II Encore un verre, après je me couche par terre …

Je me couche par terre. Pas comme Adam, sur l’humus, mais sur un tapis. Sous ma tente. J’avais élevé un autel, accompli un sacrifice avec les fils (la première messe dans la tradition chrétienne). Et planté une vigne, et vendangé, et bu! Trop bu. La terre a continué de tanguer, comme en mer, avant. L’histoire n’est pas linéaire, pas moyen de repartir en chantant dans un monde lavé une fois pour toutes. Et que s’est-il passé dans ce mauvais sommeil?

H’am, père de Canaan, vit la nudité de son père. Et il le dit à ses deux frères dehors.

H’am ne devait-il pas voir ou ne devait-il pas dire? La faute a-t-elle trait à la vision d’un corps interdit ou au récit de cette vision? Est-ce la vio­lation d’un espace privé qui est condamnable ou le non-respect d’un devoir de discrétion qui aurait dû être la marque du respect filial? Pour les commentateurs traditionnels, il ne s’agit en réalité ni de l’un ni de l’autre. La transgression de H’am n’est pas affaire de regard ou de parole, mais d’acte. Leur conviction se fonde sur le ver­set qui suit immédiatement le récit. Il y est dit que Noé se réveille, reprend conscience après l’ivresse, et connaît alors ce que lui avait fait son plus jeune fils.

Un regard dérobé ou une parole échappée laisseraient-ils des stigmates propres à fonder une aussi intime conviction? Quel acte a pu laisser une trace si perceptible dès l’éveil et surtout si apte à déclencher la colère du père? Le fils de Noé a dû faire quelque chose qui dépasse de loin la vision et la parole. Le Talmud l’affirme sans équivoque: H’am a violé ou castré son père –Talmud de Babylone -traité Sanhédrin 70a, cité par Rashi. La nudité est découverte: cette expression biblique est toujours interprétée, par les commentateurs, comme un euphémisme pour désigner une rela­tion sexuelle.

H’am, détail de la Dérision de Noé, Bellini

Dans la vie de Noé, les espaces semblent vio­lés de façon répétée: une famille vit en huis clos, dans l’extrême intimité d’un bateau sans issue, pendant les quarante jours de sa traversée. Une fois la terre retrouvée, Noé établit enfin un espace d’intimité, sa tente. Mais la frontière de ce refuge est immédiatement forcée. Son monde est pénétré par la voie de sa tente, voire de son propre corps. On assiste à une violation de fron­tière et d’espace, une violence perpétrée contre le père dans son corps ou dans sa pro­priété, dont la limite est devenue perméable, et donc propice à l’intrusion.

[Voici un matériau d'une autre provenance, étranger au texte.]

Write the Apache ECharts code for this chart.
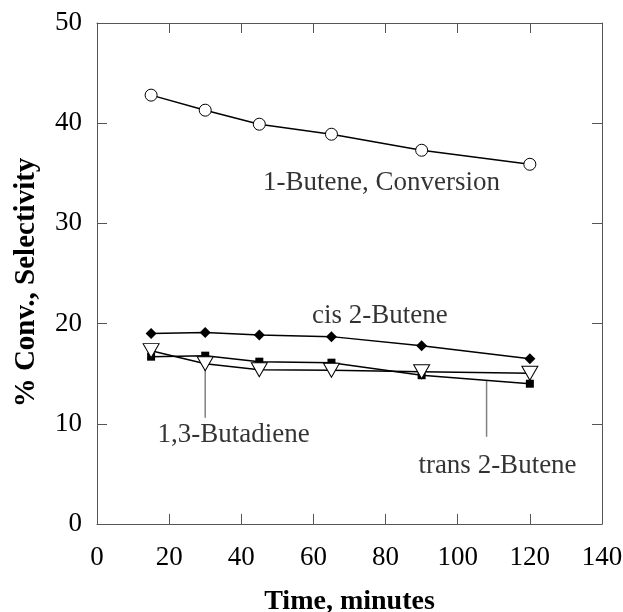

Dans son livre Célébration biblique, Elie Wiesel décèle en Noé l’incarnation du survivant à la catastrophe. Ce rescapé figure l’homme trauma­tisé, de surcroît victime dans sa tente d’un nou­veau traumatisme dont les répercussions dépassent largement sa génération. Selon la lecture rabbinique, Noé, violé ou castré, est atteint dans sa chair, sa peau est arrachée. Le mot traumatisme désigne à l’origine une lésion cutanée (Trauma en grec est une blessure). C’est à partir de cette idée d’une surface der­mique arrachée que Freud construit le concept psychique qui joue dans sa théorie un rôle déterminant et désigne le traumatisme comme un corps étranger qui, longtemps encore après son irruption, continue à jouer un rôle actif.

L’expulsion du jardin d’Éden marque la fin d un monde et l’entrée dans un temps ou l’on ne peut plus en principe faire un avec l’autre. Adam sait qu’il est nu car dorénavant, l’Homme est irrémédiablement séparé de son prochain par des membranes qui, à la manière d’une peau, le recouvrent. C’est cette surface nue que l’Homme couvre pudiquement, pour pouvoir lentement s’en découvrir.

XIéme siècle

L’épisode de Noé, deuxième homme nu de l’histoire biblique, est une version rembobinée de l’histoire précédente. Noé tente d’opérer une régression, une tentative de retour au paradis perdu. Là où son ancêtre gagnait en conscience, lui en perd: dans son ivresse, il ne se sait plus nu. Il joue la scène des origines à l’envers: Adam et Eve sortent d’une fusion originelle, se savent nus et se couvrent, tandis que Noé tente d’y retourner et pour cela se déshabille. Mais l’his­toire ne s’écrit pas innocemment à l’envers.